Un petit tour d'horizon des différents ministres de l'Environnement qui se sont succédé : le meilleur, Yves Cochet, qui n'est resté que quelques mois à la fonction. La pire : Roselyne Bachelot.
L'Aspas lutte de toutes ses forces. Sur le terrain juridique, où elle remporte souvent des victoires, qui sont vite balayées par de nouvelles décisions, mais aussi sur le terrain tout court. Elle aide les particuliers qui veulent interdire la chasse sur leurs terres. Et c'est beaucoup moins simple qu'il n'y paraît. L'Aspas est à l'origine de tout un réseau de « refuges nature ». Avec 10.000 adhérents, elle est la deuxième association de protection des animaux sauvages après la LPO. Elle a engagé jusqu'à présent plus de 2.000 procédures « C'est une véritable guérilla entre le ministère et l'Aspas. On a créé une jurisprudence. On ne touche pas de subvention, on ne profite pas de l'argent public. Et c'est pour cela que nous sommes libres. Nous faisons ce que nous voulons. Nous sommes rarement invités dans les salons. Mais quand je me rase, le matin, je peux me regarder dans la glace. »

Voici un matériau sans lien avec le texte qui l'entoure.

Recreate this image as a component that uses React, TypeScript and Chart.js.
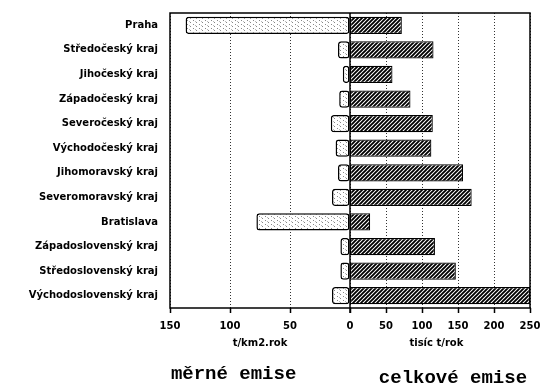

Christian Bouchardy, le naturaliste Vert, qui est aussi vice-président du Conseil régional, était présent à la conférence organisée par La Griffe, pour voir Pierre, qui est l'un de ses amis, et le soutenir. « Je veux rendre hommage à l'Aspas, a-t-il déclaré, pour le combat qu'elle mène sur le plan juridique. On a tendance à sous-estimer les lois de protection de la nature. Les associations comme l'Aspas
représentent la dernière chance de rester connecté avec notre univers. Il n'y a rien de mieux que l'animal. Le combat pour l'innocence est noble et merveilleux. C'est un combat altruiste. En le livrant, on favorise ce qu'il y a de plus noble dans l'homme. Si on n'a pas d'amour en soi, on ne peut pas militer bien longtemps. »L'homme politique regrette amèrement, en outre, que la chasse inculque la peur de l'homme chez les animaux : « Nous ne pouvons plus les voir évoluer librement, parce qu'ils se terrent. Les chasseurs ont réussi à faire que des animaux diurnes deviennent des animaux nocturnes. »Et Pierre Athanaze de surenchérir : « On a droit à la faune sauvage, à la voir vivre et évoluer librement ! »
Ce n'est qu'au bout de près de trois heures de paroles données et échangées que le représentant de l'Aspas délivrait sa conclusion, en forme de message : « Le fait qu'il s'agisse d'une espèce protégée ou pas ne doit pas être un critère pour tolérer la chasse. On n'a pas le droit de dire que ce n'est pas grave de chasser tel ou tel animal par n'importe quel moyen, du moment qu'il y a le nombre. On n'a pas à faire souffrir les animaux pour se divertir. On est aujourd'hui devant des problèmes éthiques très importants? Les associations de protection de la nature doivent désormais s'engager sur les traces des associations qui défendent les droits des animaux? »On ne saurait mieux dire?